In the column on Feb. 4, they wrote “Both of us have introduced our first bills of the 2021 Legislative Session, including bills addressing local elections issues and legislation ensuring paid parental leave for state employees in Georgia.”
“We will be sharing much more as these bills and other legislative priorities move forward,” they wrote.
They did not mention elections in their column on Feb. 11.
In neither of the columns in which they brought up the topic of elections did they give any sense of their views on the changes being proposed.
House Bill 286
Gaines has been busy talking about another bill he has sponsored.
House Bill 286 would restrict the ability of local governments to cut back on funding of their police.
He appeared on Fox and Friends on Feb. 18 to promote the legislation.
“So what we’ve done with the Bill is make sure that local governments that are out of control aren’t able to slash police budgets,” he said.
“We’ve just seen in Minneapolis where they have cut their police budget. And already just last week they were having to go back on that,” he continued.
“Well, that’s too late for the crimes that have already been committed and the damage that that has done to that community.
“So we want to make sure that doesn’t happen here in Georgia. That defunding the police doesn’t take a foothold here in Georgia.”
The clip ran for 3 minutes and 19 seconds, and the host said this in closing:
“Congressman Houston Gaines, thank you very much for joining us.

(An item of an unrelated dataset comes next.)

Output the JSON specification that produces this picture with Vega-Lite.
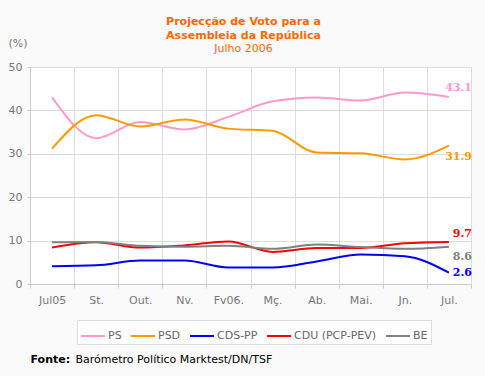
{
  "$schema": "https://vega.github.io/schema/vega-lite/v6.json",
  "width": 441,
  "height": 217,
  "autosize": {"type": "none"},
  "padding": {"left": 30, "top": 67, "right": 14, "bottom": 92},
  "background": "#FAFAFA",
  "title": {
    "text": ["Projecção de Voto para a", "Assembleia da República"],
    "subtitle": "Julho 2006",
    "anchor": "middle",
    "frame": "group",
    "color": "#FF6600",
    "font": "DejaVu Sans",
    "fontSize": 11,
    "fontWeight": "bold",
    "lineHeight": 14,
    "subtitleColor": "#FF6600",
    "subtitleFont": "DejaVu Sans",
    "subtitleFontSize": 11,
    "subtitleFontWeight": "normal",
    "subtitlePadding": 2,
    "offset": -17,
    "dx": -7
  },
  "data": {
    "values": [
      {"month": "Jul05", "party": "PS", "value": 43.0},
      {"month": "St.", "party": "PS", "value": 33.6},
      {"month": "Out.", "party": "PS", "value": 37.3},
      {"month": "Nv.", "party": "PS", "value": 35.6},
      {"month": "Fv06.", "party": "PS", "value": 38.5},
      {"month": "Mç.", "party": "PS", "value": 42.1},
      {"month": "Ab.", "party": "PS", "value": 43.0},
      {"month": "Mai.", "party": "PS", "value": 42.3},
      {"month": "Jn.", "party": "PS", "value": 44.1},
      {"month": "Jul.", "party": "PS", "value": 43.1},
      {"month": "Jul05", "party": "PSD", "value": 31.2},
      {"month": "St.", "party": "PSD", "value": 38.9},
      {"month": "Out.", "party": "PSD", "value": 36.3},
      {"month": "Nv.", "party": "PSD", "value": 37.9},
      {"month": "Fv06.", "party": "PSD", "value": 35.8},
      {"month": "Mç.", "party": "PSD", "value": 35.3},
      {"month": "Ab.", "party": "PSD", "value": 30.3},
      {"month": "Mai.", "party": "PSD", "value": 30.1},
      {"month": "Jn.", "party": "PSD", "value": 28.7},
      {"month": "Jul.", "party": "PSD", "value": 31.9},
      {"month": "Jul05", "party": "CDS-PP", "value": 4.1},
      {"month": "St.", "party": "CDS-PP", "value": 4.3},
      {"month": "Out.", "party": "CDS-PP", "value": 5.4},
      {"month": "Nv.", "party": "CDS-PP", "value": 5.4},
      {"month": "Fv06.", "party": "CDS-PP", "value": 3.8},
      {"month": "Mç.", "party": "CDS-PP", "value": 3.8},
      {"month": "Ab.", "party": "CDS-PP", "value": 5.2},
      {"month": "Mai.", "party": "CDS-PP", "value": 6.8},
      {"month": "Jn.", "party": "CDS-PP", "value": 6.4},
      {"month": "Jul.", "party": "CDS-PP", "value": 2.6},
      {"month": "Jul05", "party": "CDU (PCP-PEV)", "value": 8.4},
      {"month": "St.", "party": "CDU (PCP-PEV)", "value": 9.6},
      {"month": "Out.", "party": "CDU (PCP-PEV)", "value": 8.4},
      {"month": "Nv.", "party": "CDU (PCP-PEV)", "value": 8.9},
      {"month": "Fv06.", "party": "CDU (PCP-PEV)", "value": 9.8},
      {"month": "Mç.", "party": "CDU (PCP-PEV)", "value": 7.4},
      {"month": "Ab.", "party": "CDU (PCP-PEV)", "value": 8.3},
      {"month": "Mai.", "party": "CDU (PCP-PEV)", "value": 8.3},
      {"month": "Jn.", "party": "CDU (PCP-PEV)", "value": 9.4},
      {"month": "Jul.", "party": "CDU (PCP-PEV)", "value": 9.7},
      {"month": "Jul05", "party": "BE", "value": 9.6},
      {"month": "St.", "party": "BE", "value": 9.7},
      {"month": "Out.", "party": "BE", "value": 8.8},
      {"month": "Nv.", "party": "BE", "value": 8.6},
      {"month": "Fv06.", "party": "BE", "value": 8.8},
      {"month": "Mç.", "party": "BE", "value": 8.1},
      {"month": "Ab.", "party": "BE", "value": 9.1},
      {"month": "Mai.", "party": "BE", "value": 8.5},
      {"month": "Jn.", "party": "BE", "value": 8.1},
      {"month": "Jul.", "party": "BE", "value": 8.6}
    ]
  },
  "layer": [
    {
      "mark": {"type": "line", "interpolate": "monotone", "strokeWidth": 2},
      "encoding": {
        "x": {
          "field": "month", "type": "ordinal",
          "sort": ["Jul05", "St.", "Out.", "Nv.", "Fv06.", "Mç.", "Ab.", "Mai.", "Jn.", "Jul."],
          "scale": {"type": "band", "paddingInner": 0, "paddingOuter": 0},
          "axis": {
            "orient": "bottom", "grid": true, "tickBand": "extent", "labelAngle": 0,
            "tickSize": 4, "labelPadding": 6,
            "title": "Barómetro Político Marktest/DN/TSF",
            "titleX": 45, "titleY": 75, "titleAlign": "left", "titleBaseline": "middle",
            "titleAnchor": null, "titleColor": "#000000", "titleFontWeight": "normal",
            "titleFont": "DejaVu Sans", "titleFontSize": 11
          }
        },
        "y": {
          "field": "value", "type": "quantitative",
          "scale": {"domain": [0, 50], "nice": false},
          "axis": {
            "values": [0, 10, 20, 30, 40, 50], "grid": true, "tickSize": 3, "labelPadding": 5,
            "title": "(%)", "titleAngle": 0, "titleX": -22, "titleY": -24,
            "titleAlign": "left", "titleBaseline": "middle", "titleColor": "#777777",
            "titleFontWeight": "normal", "titleFont": "DejaVu Sans", "titleFontSize": 11
          }
        },
        "color": {
          "field": "party", "type": "nominal",
          "scale": {
            "domain": ["PS", "PSD", "CDS-PP", "CDU (PCP-PEV)", "BE"],
            "range": ["#FF99CC", "#FF9900", "#0000FF", "#FF0000", "#808080"]
          },
          "legend": {
            "orient": "none", "legendX": 47, "legendY": 253, "direction": "horizontal",
            "title": null, "symbolType": "stroke", "symbolSize": 576, "symbolStrokeWidth": 2,
            "labelFontSize": 11, "labelColor": "#666666", "labelFont": "DejaVu Sans",
            "fillColor": "white", "strokeColor": "#dddddd", "padding": 3,
            "columnPadding": 5, "labelOffset": 2
          }
        }
      }
    },
    {
      "transform": [{"filter": "datum.party === 'PS' && datum.month === 'Jul.'"}],
      "mark": {"type": "text", "align": "right", "dx": 23, "dy": -9, "font": "DejaVu Serif", "fontWeight": "bold", "fontSize": 11},
      "encoding": {
        "x": {
          "field": "month", "type": "ordinal",
          "sort": ["Jul05", "St.", "Out.", "Nv.", "Fv06.", "Mç.", "Ab.", "Mai.", "Jn.", "Jul."],
          "axis": {
            "orient": "top", "labels": false, "ticks": false, "domain": false, "grid": false,
            "title": "Fonte:", "titleX": 0, "titleY": 292, "titleAlign": "left", "titleBaseline": "middle",
            "titleAnchor": null, "titleColor": "#000000", "titleFontWeight": "bold",
            "titleFont": "DejaVu Sans", "titleFontSize": 11
          }
        },
        "y": {"field": "value", "type": "quantitative"},
        "text": {"field": "value", "type": "quantitative", "format": ".1f"},
        "color": {"field": "party", "type": "nominal", "legend": null}
      }
    },
    {
      "transform": [{"filter": "datum.party === 'PSD' && datum.month === 'Jul.'"}],
      "mark": {"type": "text", "align": "right", "dx": 23, "dy": 11, "font": "DejaVu Serif", "fontWeight": "bold", "fontSize": 11},
      "encoding": {
        "x": {"field": "month", "type": "ordinal", "sort": ["Jul05", "St.", "Out.", "Nv.", "Fv06.", "Mç.", "Ab.", "Mai.", "Jn.", "Jul."], "axis": null},
        "y": {"field": "value", "type": "quantitative"},
        "text": {"field": "value", "type": "quantitative", "format": ".1f"},
        "color": {"field": "party", "type": "nominal", "legend": null}
      }
    },
    {
      "transform": [{"filter": "datum.party === 'CDU (PCP-PEV)' && datum.month === 'Jul.'"}],
      "mark": {"type": "text", "align": "right", "dx": 23, "dy": -8, "font": "DejaVu Serif", "fontWeight": "bold", "fontSize": 11},
      "encoding": {
        "x": {"field": "month", "type": "ordinal", "sort": ["Jul05", "St.", "Out.", "Nv.", "Fv06.", "Mç.", "Ab.", "Mai.", "Jn.", "Jul."], "axis": null},
        "y": {"field": "value", "type": "quantitative"},
        "text": {"field": "value", "type": "quantitative", "format": ".1f"},
        "color": {"field": "party", "type": "nominal", "legend": null}
      }
    },
    {
      "transform": [{"filter": "datum.party === 'BE' && datum.month === 'Jul.'"}],
      "mark": {"type": "text", "align": "right", "dx": 23, "dy": 10, "font": "DejaVu Serif", "fontWeight": "bold", "fontSize": 11},
      "encoding": {
        "x": {"field": "month", "type": "ordinal", "sort": ["Jul05", "St.", "Out.", "Nv.", "Fv06.", "Mç.", "Ab.", "Mai.", "Jn.", "Jul."], "axis": null},
        "y": {"field": "value", "type": "quantitative"},
        "text": {"field": "value", "type": "quantitative", "format": ".1f"},
        "color": {"field": "party", "type": "nominal", "legend": null}
      }
    },
    {
      "transform": [{"filter": "datum.party === 'CDS-PP' && datum.month === 'Jul.'"}],
      "mark": {"type": "text", "align": "right", "dx": 23, "dy": 0, "font": "DejaVu Serif", "fontWeight": "bold", "fontSize": 11},
      "encoding": {
        "x": {"field": "month", "type": "ordinal", "sort": ["Jul05", "St.", "Out.", "Nv.", "Fv06.", "Mç.", "Ab.", "Mai.", "Jn.", "Jul."], "axis": null},
        "y": {"field": "value", "type": "quantitative"},
        "text": {"field": "value", "type": "quantitative", "format": ".1f"},
        "color": {"field": "party", "type": "nominal", "legend": null}
      }
    }
  ],
  "resolve": {"axis": {"x": "independent"}},
  "config": {
    "font": "DejaVu Sans",
    "view": {"stroke": null, "fill": "white"},
    "axis": {
      "labelFont": "DejaVu Sans", "labelFontSize": 11, "labelColor": "#777777",
      "domainColor": "#cccccc", "tickColor": "#cccccc", "gridColor": "#dddddd"
    }
  }
}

We appreciate it.”
Gaines did not correct the error of his title, at least not in the clip that aired.
Wiedower is a co-sponsor of House Bill 286.
Lee, I think this is understood in your column, but I do want to add an explainer just in case. The Oconee Enterprise editorial staff does not instruct Marcus and Houston what to write in their columns. Were I to ask them to write about specific legislation, I honestly don't know if they would oblige. Regardless, I have given them the flexibility to write what they want. The purpose of the column is to be a weekly update on everything going on at the capitol, rather than an analysis on any one particular bill or issue.
- Michael Prochaska
Editor, The Oconee Enterprise
The only reason anybody these days does not trust our voting laws or systems is because the ex-President and his dwindling list of followers continue to assert that our recent elections were fraudulent. As we know, the veracity of our elections throughout the country has been verified over and over and over, by all courts, all judges, all recounts. How many in GA? Three if I remember correctly.
These characters (mostly Republicans) should stop wasting our time and our money trying to create new ways to make it difficult for folks to vote. What are they afraid of for goodness sake?